К 1864 году относится набросок статьи «Социализм и христианство», где соотношение «личного» и «общего» положено Достоевским в основу периодизации истории человечества. На первом этапе «человек живет массами», «непосредственно». На втором, «переходном», выделившаяся из массы личность становится во «враждебное, отрицательное отношение к авторитетному закону масс и всех». Наконец, третий исторический этап развития: «Человек возвращается в массу, в непосредственную жизнь <…>, но как? Не авторитетно, а, напротив, в высшей степени самовольно и сознательно» (XX, 191–194).
Историософия Достоевского, воплощенная затем в художественной форме в «Сне смешного человека», в целом следует славянофильству в общем понимании исторического развития как возвращения «я» ко «всем». Достоевский лишь уточняет, что средний, переходный момент этого процесса – отпочкование личности – не провал истории, не пустое время, но необходимость, пусть «болезненная» и трагическая. Человечество, по Достоевскому, как бы повторяет путь отдельного человека: от непосредственного, детского – через бездну сомнения, через утрату «веры и в Бога» – к зрелой и теперь уже свободной «непосредственности». Не растворение и утрата личности[281] смысл этого процесса, а качественно новое утверждение ее.
В. А. Никитин
Священник Павел Флоренский и А. С. Хомяков. Парадоксы и метаморфозы славянофильства
Творческое наследие А. С. Хомякова и священника Павла Флоренского имеет большое значение для анализа, осмысления идейной эволюции и метаморфоз славянофильства.
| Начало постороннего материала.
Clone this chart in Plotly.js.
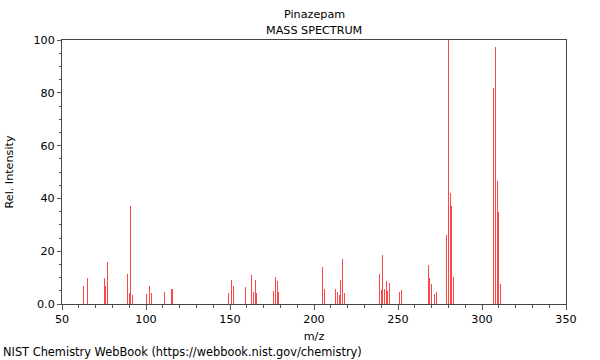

Парадоксально, что, хотя Хомякова можно считать идейным предшественником Флоренского, именно о. Павел подверг некоторые идеи Хомякова довольно существенной критике. Оба мыслителя отличались энциклопедичностью познаний, синтетическим складом ума и глубокими интуициями, оба сделали открытия и изобретения в области естественнонаучной («удельный вес» Флоренского здесь гораздо значительнее), оба были самобытными поэтами (пальма первенства здесь за Хомяковым).
Со славянофилами, в частности с Хомяковым, Флоренского связывает прежде всего историческая память, неотделимая от пафоса почвенности: «Славянофильство, в его раннейших стадиях, – писал Флоренский Федору Дмитриевичу Самарину 1 августа 1912 года, – это anamnesis (припоминание) чего-то дорогого, давно знакомого, но позабытого, словно воспоминание детства… И то лучшее, что думается относительно русской культуры, всегда органически срастается со славянофильством. Вот почему славянофильские идеи как символ всегда являются в моем сознании центром кристаллизации всяких идейных движений» (НИОР РГБ, ф. 265, ед. хр. 205.29, л. 3–4).
Ф. Д. Самарин в своем ответе высказал знаменательные обобщения:
Не умею Вам передать, как меня радует то, что Вы пишете о славянофильстве и о Вашем отношении к нему. Вы совершенно верно, думается мне, определили значение славянофильства в умственной жизни нашего общества. Его сила, конечно, в том, что оно было первым ярким проявлением русского народного самосознания. Только теперь начинают это понимать, и потому только теперь настает пора для правильной оценки того, что высказано и сделано славянофилами. Однако и теперь, к сожалению, мало еще людей, способных, например, вполне освоиться с мыслью Хомякова и судить о ней самостоятельно. С этим не справился и Бердяев, несмотря на то, что он, видимо, исполнен сочувствием к Хомякову и посвятил немало труда на его изучение (Самарин подразумевает книгу Бердяева «А. С. Хомяков» – М., 1912. – Прим. авт.). А Гершензон при всем своем литературном таланте и при всем проявляемом им интересе к славянофильству, – родоначальника этого направления совсем знать не хочет, и если бы даже знал, то, видимо, и понять в нем ничего бы не мог (Памяти Ф. Д. Самарина. Сергиев Посад, 1917. С. 15).